* WHAT THE EXERCISE ASKS
Using the data that follows, return exactly the lines from the one that contains "Clone this chart in matplotlib." through the one that contains "plt.rcParams['font.family'] = ['Open", ends included.

* EXERCISE INPUT
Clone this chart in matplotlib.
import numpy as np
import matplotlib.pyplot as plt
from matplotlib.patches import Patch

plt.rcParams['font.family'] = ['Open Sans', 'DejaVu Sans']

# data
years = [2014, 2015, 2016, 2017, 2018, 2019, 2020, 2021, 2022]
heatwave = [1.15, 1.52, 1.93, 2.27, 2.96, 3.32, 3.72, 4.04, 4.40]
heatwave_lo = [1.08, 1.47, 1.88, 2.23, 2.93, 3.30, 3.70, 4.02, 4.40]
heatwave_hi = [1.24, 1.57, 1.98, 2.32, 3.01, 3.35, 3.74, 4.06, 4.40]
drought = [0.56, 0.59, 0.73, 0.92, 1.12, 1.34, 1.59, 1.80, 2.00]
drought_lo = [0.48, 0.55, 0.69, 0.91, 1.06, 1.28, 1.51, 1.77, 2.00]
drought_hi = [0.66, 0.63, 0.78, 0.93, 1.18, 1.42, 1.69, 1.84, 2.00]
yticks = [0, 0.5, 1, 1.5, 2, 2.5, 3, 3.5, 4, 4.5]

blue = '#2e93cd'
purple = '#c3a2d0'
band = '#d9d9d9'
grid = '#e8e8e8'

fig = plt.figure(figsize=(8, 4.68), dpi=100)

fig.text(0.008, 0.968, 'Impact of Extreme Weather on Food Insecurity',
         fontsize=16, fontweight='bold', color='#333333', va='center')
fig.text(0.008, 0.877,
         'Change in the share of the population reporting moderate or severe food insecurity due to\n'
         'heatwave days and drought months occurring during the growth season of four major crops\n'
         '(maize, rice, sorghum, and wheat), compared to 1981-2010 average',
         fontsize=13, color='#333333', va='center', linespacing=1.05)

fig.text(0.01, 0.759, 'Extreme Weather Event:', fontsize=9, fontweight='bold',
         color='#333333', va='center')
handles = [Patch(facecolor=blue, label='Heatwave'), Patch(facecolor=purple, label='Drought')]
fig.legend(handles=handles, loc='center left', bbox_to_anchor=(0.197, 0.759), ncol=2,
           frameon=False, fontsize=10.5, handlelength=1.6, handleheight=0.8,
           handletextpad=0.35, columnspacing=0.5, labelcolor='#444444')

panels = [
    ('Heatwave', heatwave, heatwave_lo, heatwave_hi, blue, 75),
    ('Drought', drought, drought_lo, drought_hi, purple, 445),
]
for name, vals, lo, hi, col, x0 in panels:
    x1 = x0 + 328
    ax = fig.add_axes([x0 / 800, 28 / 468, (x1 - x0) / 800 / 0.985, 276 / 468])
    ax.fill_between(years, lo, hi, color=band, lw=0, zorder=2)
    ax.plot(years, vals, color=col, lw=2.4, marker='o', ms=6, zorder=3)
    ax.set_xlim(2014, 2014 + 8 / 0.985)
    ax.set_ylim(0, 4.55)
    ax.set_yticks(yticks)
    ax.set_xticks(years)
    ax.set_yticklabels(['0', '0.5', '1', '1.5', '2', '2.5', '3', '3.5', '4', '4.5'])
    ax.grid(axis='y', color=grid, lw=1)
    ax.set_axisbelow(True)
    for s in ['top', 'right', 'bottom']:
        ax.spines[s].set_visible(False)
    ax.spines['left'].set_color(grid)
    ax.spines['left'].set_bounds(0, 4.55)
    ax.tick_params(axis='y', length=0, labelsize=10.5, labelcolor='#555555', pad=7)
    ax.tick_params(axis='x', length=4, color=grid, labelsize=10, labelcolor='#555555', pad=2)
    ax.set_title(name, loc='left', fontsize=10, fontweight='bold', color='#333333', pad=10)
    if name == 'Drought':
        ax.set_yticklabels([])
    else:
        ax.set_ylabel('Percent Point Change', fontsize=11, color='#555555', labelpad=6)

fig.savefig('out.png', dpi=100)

---

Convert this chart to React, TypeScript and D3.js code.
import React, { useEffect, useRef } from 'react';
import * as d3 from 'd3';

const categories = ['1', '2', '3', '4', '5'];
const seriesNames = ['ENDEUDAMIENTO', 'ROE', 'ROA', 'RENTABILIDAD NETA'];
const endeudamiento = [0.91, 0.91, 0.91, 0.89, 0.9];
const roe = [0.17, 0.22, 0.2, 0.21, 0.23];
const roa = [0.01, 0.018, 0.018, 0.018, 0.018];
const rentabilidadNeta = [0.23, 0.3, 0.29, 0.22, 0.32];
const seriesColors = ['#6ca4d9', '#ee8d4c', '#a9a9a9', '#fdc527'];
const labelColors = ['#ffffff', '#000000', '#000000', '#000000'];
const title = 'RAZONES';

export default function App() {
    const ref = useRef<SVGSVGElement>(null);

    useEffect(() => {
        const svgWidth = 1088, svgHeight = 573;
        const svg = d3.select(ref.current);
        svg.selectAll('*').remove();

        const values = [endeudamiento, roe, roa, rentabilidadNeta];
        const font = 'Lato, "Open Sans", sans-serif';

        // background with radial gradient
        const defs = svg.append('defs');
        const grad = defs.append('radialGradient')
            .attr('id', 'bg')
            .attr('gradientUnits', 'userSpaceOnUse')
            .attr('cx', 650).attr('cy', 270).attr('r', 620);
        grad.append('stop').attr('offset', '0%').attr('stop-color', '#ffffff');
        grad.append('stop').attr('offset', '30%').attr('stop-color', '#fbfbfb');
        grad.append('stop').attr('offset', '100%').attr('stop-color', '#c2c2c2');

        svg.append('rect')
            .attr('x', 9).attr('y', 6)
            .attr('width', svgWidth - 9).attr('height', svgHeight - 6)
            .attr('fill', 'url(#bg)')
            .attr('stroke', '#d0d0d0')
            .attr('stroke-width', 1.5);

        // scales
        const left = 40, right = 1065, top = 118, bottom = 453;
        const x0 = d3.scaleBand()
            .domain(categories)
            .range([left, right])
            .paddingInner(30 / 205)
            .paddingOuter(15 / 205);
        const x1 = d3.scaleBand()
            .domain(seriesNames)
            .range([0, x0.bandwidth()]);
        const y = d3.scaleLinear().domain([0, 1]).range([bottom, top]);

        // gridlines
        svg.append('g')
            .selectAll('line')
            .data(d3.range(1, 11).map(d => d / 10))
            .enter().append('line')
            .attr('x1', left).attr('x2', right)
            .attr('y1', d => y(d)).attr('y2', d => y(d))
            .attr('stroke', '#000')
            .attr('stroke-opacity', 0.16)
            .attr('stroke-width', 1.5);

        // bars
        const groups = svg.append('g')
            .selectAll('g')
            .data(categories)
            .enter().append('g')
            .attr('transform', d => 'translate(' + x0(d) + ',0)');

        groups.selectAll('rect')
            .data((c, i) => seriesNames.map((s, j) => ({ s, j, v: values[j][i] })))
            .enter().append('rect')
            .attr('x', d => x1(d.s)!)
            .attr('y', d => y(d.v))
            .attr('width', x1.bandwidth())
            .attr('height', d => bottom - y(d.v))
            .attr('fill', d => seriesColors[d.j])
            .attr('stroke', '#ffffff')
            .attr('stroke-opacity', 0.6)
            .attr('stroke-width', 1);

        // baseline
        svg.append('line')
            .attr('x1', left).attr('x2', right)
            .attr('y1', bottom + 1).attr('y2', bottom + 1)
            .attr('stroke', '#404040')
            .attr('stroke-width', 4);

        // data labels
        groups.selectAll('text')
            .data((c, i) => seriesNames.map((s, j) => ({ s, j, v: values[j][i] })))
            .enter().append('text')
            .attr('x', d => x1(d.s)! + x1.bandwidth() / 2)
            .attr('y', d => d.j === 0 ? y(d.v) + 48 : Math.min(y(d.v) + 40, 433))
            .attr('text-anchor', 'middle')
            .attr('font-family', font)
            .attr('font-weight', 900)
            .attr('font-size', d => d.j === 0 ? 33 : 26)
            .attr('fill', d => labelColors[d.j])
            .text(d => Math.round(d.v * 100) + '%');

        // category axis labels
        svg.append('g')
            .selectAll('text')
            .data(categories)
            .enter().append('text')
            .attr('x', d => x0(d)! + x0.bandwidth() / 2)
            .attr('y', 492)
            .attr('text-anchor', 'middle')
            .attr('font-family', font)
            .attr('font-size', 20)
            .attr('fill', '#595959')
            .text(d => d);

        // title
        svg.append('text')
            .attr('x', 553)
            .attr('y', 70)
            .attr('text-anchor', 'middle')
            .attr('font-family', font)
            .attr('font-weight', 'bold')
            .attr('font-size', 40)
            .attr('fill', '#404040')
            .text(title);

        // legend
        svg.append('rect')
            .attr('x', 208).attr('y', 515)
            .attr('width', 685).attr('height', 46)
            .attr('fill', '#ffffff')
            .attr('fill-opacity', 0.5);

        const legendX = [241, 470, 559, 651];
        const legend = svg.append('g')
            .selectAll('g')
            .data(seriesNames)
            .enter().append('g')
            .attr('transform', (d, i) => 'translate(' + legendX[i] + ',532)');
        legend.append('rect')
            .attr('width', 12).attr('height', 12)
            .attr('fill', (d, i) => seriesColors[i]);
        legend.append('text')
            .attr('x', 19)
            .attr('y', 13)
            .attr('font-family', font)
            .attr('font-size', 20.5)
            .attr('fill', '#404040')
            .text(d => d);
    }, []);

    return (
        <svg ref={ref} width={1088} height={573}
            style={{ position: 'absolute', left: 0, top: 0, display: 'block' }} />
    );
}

* EXPECTED OUTPUT
Clone this chart in matplotlib.
import numpy as np
import matplotlib.pyplot as plt
from matplotlib.patches import Patch

plt.rcParams['font.family'] = ['Open Sans', 'DejaVu Sans']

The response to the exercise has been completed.